Scent is a classy and intriguing story of a woman in crisis but hiding it well. Clémentine is a perfumer, owning an elegant and exclusive shop in Paris. Her marriage to Édouard is troubled and the story tells us that it was never easy. Her grown up children are causing their own problems and now Clémentine’s former (female) lover, Racha, from years ago has turned up to add to everything else. It feels very strongly, right from the beginning, that Clémentine is a woman teetering on the edge.
What I found quite powerful about this book was the incredible sense of place. It just felt so very French with all the air of sophistication that comes with that. The author has done an excellent job at putting the reader right into the heart of Parisian life and also in Provence in the chapters that look back at Clémentine’s past and how Racha was a part of her life then.
I particularly loved the little details about Clémentine’s scent creation and her day to day life in her shop, with her new assistant, Suzanne. In contrast to that, her life in her apartment with its balcony, her and Édouard only ever really looking at each other from the corners of their eyes, felt oppressive and unhappy. I got the sense of two people passing through the rooms independent of each other, yet living together.

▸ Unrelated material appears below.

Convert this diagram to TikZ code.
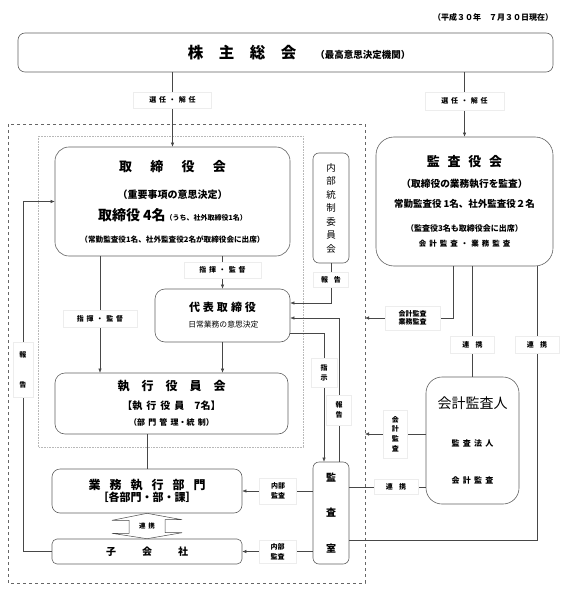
\documentclass[tikz,border=0pt]{standalone}
\usepackage{fontspec}
\setmainfont{Noto Sans CJK JP}
\usetikzlibrary{arrows.meta}
\newcommand\fsz[1]{\fontsize{#1}{#1}\selectfont}
\newcommand\gap{\hspace{0.4em}}
\colorlet{frame color}{black!62}
\colorlet{line color}{black!72}
\tikzset{
    x={1pt},
    y={-1pt},
    organ/.style={
        draw=frame color,
        line width={0.6pt},
        rounded corners={#1},
        align=center,
        inner sep=0pt,
    },
    organ/.default={6pt},
    tag/.style 2 args={
        fill=white,
        draw=black!7,
        font={\fontsize{7}{9.6}\selectfont\bfseries},
        align=center,
        inner sep=0pt,
        minimum width={#1},
        minimum height={#2},
    },
    connector/.style={
        draw=line color,
        line width={0.5pt},
    },
    arrow connector/.style={
        connector,
        -{Latex[length=4pt,width=3.4pt]},
    },
}

\begin{document}
\begin{tikzpicture}
\useasboundingbox (0,0) rectangle (568,596);
% date
\node[font={\fsz{8}\bfseries}] (date) at (493,17) {（平成３０年　７月３０日現在）};
% frames
\draw[dashed, black!60, line width={0.6pt}] (8,124) rectangle (365,583);
\draw[densely dotted, black!28, line width={0.6pt}] (38,136) rectangle (303,447);
% bodies
\node[organ={7pt}, minimum width={535}, minimum height={39}] (kabu) at (285.5,52.5)
    {\hspace{27pt}{\fsz{15.5}\bfseries 株　主　総　会}\hspace{19pt}{\fsz{9.5}\bfseries （最高意思決定機関）}};
\node[organ={14pt}, minimum width={235}, minimum height={109}, font={\fontsize{10}{22}\selectfont}] (tori) at (172.5,201.5)
    {{\fsz{13}\bfseries 取\hspace{1.4em}締\hspace{1.4em}役\hspace{1.4em}会}\\[5pt]
     {\fsz{10}\bfseries （重要事項の意思決定）}\\
     {\fsz{14}\bfseries 取締役 4名}{\fsz{7}\bfseries （うち、社外取締役1名）}\\
     {\fsz{7.6}\bfseries （常勤監査役1名、社外監査役2名が取締役会に出席）}};
\node[organ={10pt}, minimum width={135}, minimum height={53}, font={\fontsize{8}{16}\selectfont}] (daihyo) at (222.5,315.5)
    {{\fsz{11}\bfseries 代\hspace{3pt}表\hspace{3pt}取\hspace{3pt}締\hspace{3pt}役}\\
     {\fsz{7.8} 日常業務の意思決定}};
\node[organ={10pt}, minimum width={233}, minimum height={61}, font={\fontsize{8}{16}\selectfont}] (shikkou) at (171.5,403.5)
    {{\fsz{12}\bfseries 執　行　役　員　会}\\[3pt]
     {\fsz{10}\bfseries 【執\gap 行\gap 役\gap 員　7名】}\\
     {\fsz{8}\bfseries （部\gap 門\gap 管\gap 理・統\gap 制）}};
\node[organ={8pt}, minimum width={190}, minimum height={44}, font={\fontsize{8}{12}\selectfont}] (gyomu) at (147,491)
    {{\fsz{12}\bfseries 業\hspace{0.75em}務\hspace{0.75em}執\hspace{0.75em}行\hspace{0.75em}部\hspace{0.75em}門}\\
     {\fsz{11}\bfseries ［各部門・部・課］}};
\node[organ={5pt}, minimum width={190}, minimum height={25}] (kogaisha) at (147,551.5)
    {\fsz{10}\bfseries 子\hspace{2.6em}会\hspace{2.6em}社};
\node[organ={6pt}, minimum width={36}, minimum height={110}, font={\fontsize{9.5}{13.5}\selectfont}] (naibu) at (331,208)
    {内\\部\\統\\制\\委\\員\\会};
\node[organ={6pt}, minimum width={36}, minimum height={102}, font={\fontsize{10}{35.5}\selectfont\bfseries}] (kansashitsu) at (331,513)
    {監\\査\\室};
\node[organ={18pt}, minimum width={177}, minimum height={129}, font={\fontsize{9}{20}\selectfont\bfseries}] (kansayaku) at (464.5,201.5)
    {{\fsz{13}監\hspace{0.6em}査\hspace{0.6em}役\hspace{0.6em}会}\\[1pt]
     {\fsz{9.7}（取締役の業務執行を監査）}\\
     {\fsz{9.5}常勤監査役 1名、社外監査役２名}\\[4pt]
     {\fsz{8}（監査役3名も取締役会に出席）}\\[-5pt]
     {\fsz{7.5}会\gap 計\gap 監\gap 査\gap ・\gap 業\gap 務\gap 監\gap 査}};
\node[organ={16pt}, minimum width={93}, minimum height={127}, font={\fontsize{8}{37.5}\selectfont}] (kaikei) at (472.5,440.5)
    {{\fsz{14}会計監査人}\\
     {\fsz{8}\bfseries 監\gap 査\gap 法\gap 人}\\
     {\fsz{8}\bfseries 会\gap 計\gap 監\gap 査}};
% helper columns
\coordinate (col-cmd) at (100,0);
\coordinate (col-rep) at (23,0);
\coordinate (dash-acc) at (365,318);
% connectors
\draw[arrow connector] (kabu.south -| tori.north) -- node[tag={78}{16}, pos=0.373] (sel-left) {選\gap 任\gap ・\gap 解\gap 任} (tori.north);
\draw[arrow connector] (kabu.south -| kansayaku.north) -- node[tag={79}{18}, pos=0.446] (sel-right) {選\gap 任\gap ・\gap 解\gap 任} (kansayaku.north);
\draw[arrow connector] (tori.south -| col-cmd) -- node[tag={74}{17}, pos=0.54] (cmd-left) {指\gap 揮\gap ・\gap 監\gap 督} (shikkou.north -| col-cmd);
\draw[arrow connector] (tori.south -| daihyo.north) -- node[tag={77}{16}, pos=0.42] (cmd-right) {指\gap 揮\gap ・\gap 監\gap 督} (daihyo.north);
\draw[arrow connector] (daihyo.south) -- (daihyo.south |- shikkou.north);
\draw[arrow connector] (naibu.south) |- node[tag={35}{15}, pos=0.21] (rep-naibu) {報\hspace{0.8em}告} ([yshift=12.5pt]daihyo.east);
\draw[arrow connector] ([xshift=8pt]kansashitsu.north) |- node[tag={25}{30}, pos=0.18] (rep-shitsu) {報\\告} ([yshift=-2.5pt]daihyo.east);
\draw[arrow connector] ([yshift=-17.5pt]daihyo.east) -| node[tag={26}{29}, pos=0.655] (order) {指\\示} ([xshift=-7pt]kansashitsu.north);
\draw[arrow connector] ([xshift=-11.5pt]kansayaku.south) |- node[tag={55}{24}, pos=0.73, font={\fontsize{7}{8}\selectfont\bfseries}] (audit-tag) {会計監査\\業務監査} (dash-acc);
\draw[connector] (kansayaku.south -| kaikei.north) -- node[tag={44}{17}, pos=0.71] (link-a) {連\hspace{0.9em}携} (kaikei.north);
\draw[connector] ([xshift=72.5pt]kansayaku.south) |- node[tag={44}{17}, pos=0.144] (link-b) {連\hspace{0.9em}携} ([yshift=-27pt]kansashitsu.east);
\draw[arrow connector] ([yshift=6.5pt]kaikei.west) -- node[tag={24}{48}] (acc-tag) {会\\計\\監\\査} ([yshift=6.5pt]kaikei.west -| dash-acc);
\draw[connector] ([yshift=26pt]kansashitsu.east) -- node[tag={44}{15}, pos=0.61] (link-c) {連\hspace{0.9em}携} ([yshift=26pt]kansashitsu.east -| kaikei.west);
\draw[arrow connector] (kansashitsu.west |- gyomu.east) -- node[tag={37}{26}, pos=0.49] (int-a) {内部\\監査} (gyomu.east);
\draw[arrow connector] (kansashitsu.west |- kogaisha.east) -- node[tag={37}{23}] (int-b) {内部\\監査} (kogaisha.east);
\draw[arrow connector] (kogaisha.west) -- (kogaisha.west -| col-rep) -- node[tag={20}{55}, pos=0.52, font={\fontsize{7}{30}\selectfont\bfseries}] (rep-sub) {報\\告} (tori.west -| col-rep) -- (tori.west);
\draw[connector] (shikkou.south -| gyomu.north) -- (gyomu.north);
% double arrow between departments and subsidiaries
\draw[connector, fill=white] (gyomu.south) -- ++(-35,7) -- ++(17,0) -- ++(0,13) -- ++(-17,0) -- (kogaisha.north) -- ++(35,-6) -- ++(-17,0) -- ++(0,-13) -- ++(17,0) -- cycle;
\path (gyomu.south) -- node[font={\fsz{6.5}\bfseries}] (link-d) {連\gap 携} (kogaisha.north);
\end{tikzpicture}
\end{document}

Scent is a contemplative read, which made me think of the decisions we make throughout our lives and how the consequences of those decisions ripple down through the years. An unresolved past makes Clémentine unable to commit fully to her future and it’s interesting to see that from Édouard’s point of view. This book has a kind of pared back feel to the narrative, a slow burn to it that coincided with Clémentine’s own slow return to a life more meaningful.
An enjoyable and thoughtful read, Scent is the ideal book for Francophiles and readers who like to delve deep into the relationships that we make throughout our lives.